In 1990 work on the above tasks continued but also after much discussion it was decided that despite tho absence of conclusive proof it seemed probable that FULBOURNE would have been launched in the GUCCCo red, white, and blue livery that was adopted in early 1937. So a decision was taken that she must now be painted in that livery. The painting was done by the group, but a signwriter was used for the lettering. Before this was done the engine room was cleaned, needle-gunned, and repainted, except for the very lowest floor and bilge areas. Later that year, just before the National Rally at Gloucester, the GUCCCo logos were painted onto the top cloths as part of a final spruce up before the rally at which FULBOURNE received 2nd prize for the best turned out working narrow boat.

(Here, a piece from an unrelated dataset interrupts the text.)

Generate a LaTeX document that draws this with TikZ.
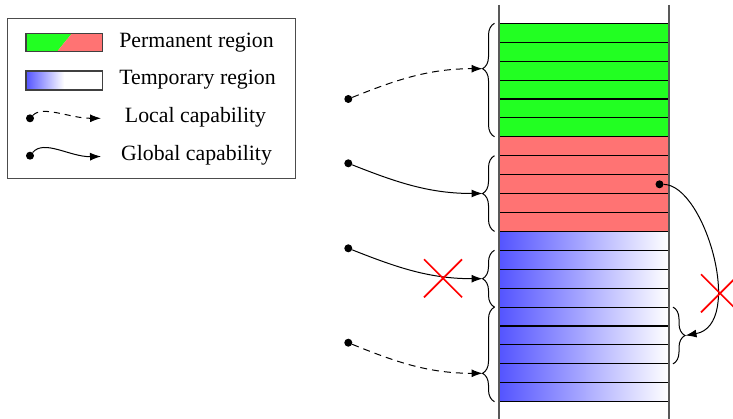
\documentclass[tikz,border=0pt]{standalone}
\usepackage{fontspec}
\setmainfont{Liberation Serif}
\usetikzlibrary{decorations.pathreplacing,arrows.meta}
\definecolor{permgreen}{RGB}{34,255,34}
\definecolor{permred}{RGB}{255,115,115}
\definecolor{tempblue}{RGB}{84,84,255}
\tikzset{
  rowline/.style={draw=black, line width=1.1pt},
  colline/.style={draw=black!65, line width=1.2pt},
  capline/.style={-{Latex[length=11pt,width=8pt]}, line width=1pt},
  localcap/.style={capline, dash pattern=on 7pt off 5pt},
  capdot/.style={circle, fill=black, inner sep=0pt, minimum size=8pt},
  redcross/.style={draw=red, line width=1.7pt},
  bracedeco/.style={decorate, decoration={brace, amplitude=12pt, aspect=#1}, line width=1pt},
  bracedeco/.default=0.5,
  legtext/.style={anchor=base, font=\fontsize{21.8}{25}\selectfont, inner sep=0pt},
  swatch/.style={draw=black!75, line width=1.3pt},
}
\begin{document}
\begin{tikzpicture}[x=1pt,y=-1pt]
\useasboundingbox (0,0) rectangle (733,419);
% ---------- legend ----------
\draw[draw=black!70, line width=1pt] (7.3,19) rectangle (295,178.3);
\fill[permgreen] (26,33.3) -- (72,33.3) -- (57,51.7) -- (26,51.7) -- cycle;
\fill[permred] (72,33.3) -- (102.3,33.3) -- (102.3,51.7) -- (57,51.7) -- cycle;
\draw[swatch] (26,33.3) rectangle (102.3,51.7);
\shade[left color=tempblue, right color=white] (26,71) rectangle (64,90);
\draw[swatch] (26,71) rectangle (102.3,90);
\node[legtext] (lperm) at (196.5,47.3) {Permanent region};
\node[legtext] (ltemp) at (197.5,84.8) {Temporary region};
\node[legtext] (lloc) at (195.5,123) {Local capability};
\node[legtext] (lglob) at (196.5,160.7) {Global capability};
\node[capdot] (ld1) at (30,118.3) {};
\coordinate (le1) at (101,118.3);
\draw[localcap, dash pattern=on 6pt off 5pt] (ld1) .. controls (43,105) and (70,118.3) .. (le1);
\node[capdot] (ld2) at (30,155.7) {};
\coordinate (le2) at (101,156.5);
\draw[capline] (ld2) .. controls (44,139) and (70,157) .. (le2);
% ---------- memory column ----------
\fill[permgreen] (499,23.3) rectangle (669,136.8);
\fill[permred] (499,136.8) rectangle (669,231.4);
\shade[left color=tempblue, right color=white] (499,231.4) rectangle (669,401.7);
\foreach \i in {0,...,20}
  \draw[rowline] (499,23.3+18.92*\i) -- (669,23.3+18.92*\i);
\draw[colline] (499,5) -- (499,419);
\draw[colline] (669,5) -- (669,419);
% ---------- braces ----------
\draw[bracedeco=0.6] (494.5,136.8) -- (494.5,23.3);
\draw[bracedeco] (494.5,231.4) -- (494.5,155.7);
\draw[bracedeco] (494.5,307.1) -- (494.5,250.3);
\draw[bracedeco=0.3] (494.5,401.7) -- (494.5,307.1);
\draw[bracedeco] (673,307.1) -- (673,363.9);
\coordinate (t1) at (482.5,68.7);
\coordinate (t2) at (482.5,193.5);
\coordinate (t3) at (482.5,278.7);
\coordinate (t4) at (482.5,373.3);
\coordinate (t5) at (685.5,335.5);
% ---------- capabilities ----------
\node[capdot] (d1) at (348.3,99) {};
\node[capdot] (d2) at (348.3,163.3) {};
\node[capdot] (d3) at (348.3,248.3) {};
\node[capdot] (d4) at (348.3,342.7) {};
\node[capdot] (d5) at (659.5,184.3) {};
\draw[localcap] (d1) .. controls (398,79) and (430,68.7) .. (t1);
\draw[capline] (d2) .. controls (398,183) and (430,193.5) .. (t2);
\draw[capline] (d3) .. controls (398,268) and (430,278.7) .. (t3);
\draw[localcap] (d4) .. controls (398,363) and (430,373.3) .. (t4);
\draw[capline] (d5) .. controls (705,185) and (745,325) .. (t5);
% ---------- invalid marks ----------
\draw[redcross] (424,259.3) -- (462,297.3) (424,297.3) -- (462,259.3);
\draw[redcross] (701,274.3) -- (739,312.3) (701,312.3) -- (739,274.3);
\end{tikzpicture}
\end{document}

Earlier that year FULBOURNE was taken to the Wendover Rally in order that Jim and Phoebe Wallington could visit the boat, but from June onwards various members of the group took the boat to the National Rally at Gloucester going via the Midlands and returning via the Oxford Canal, the Thames and the Kennet & Avon. In late February 1991, FULBOURNE was dry-docked at Uxbridge for a survey to be carried out for minor repairs to be made to the hull and to the stern gland. Whilst there, advantage was taken of the situation to put two or three coats of bituminous paint on the sides and bottom. The survey was favourable, but it was noted that a new bottom and new engine would be substantial improvements to be considered for the future.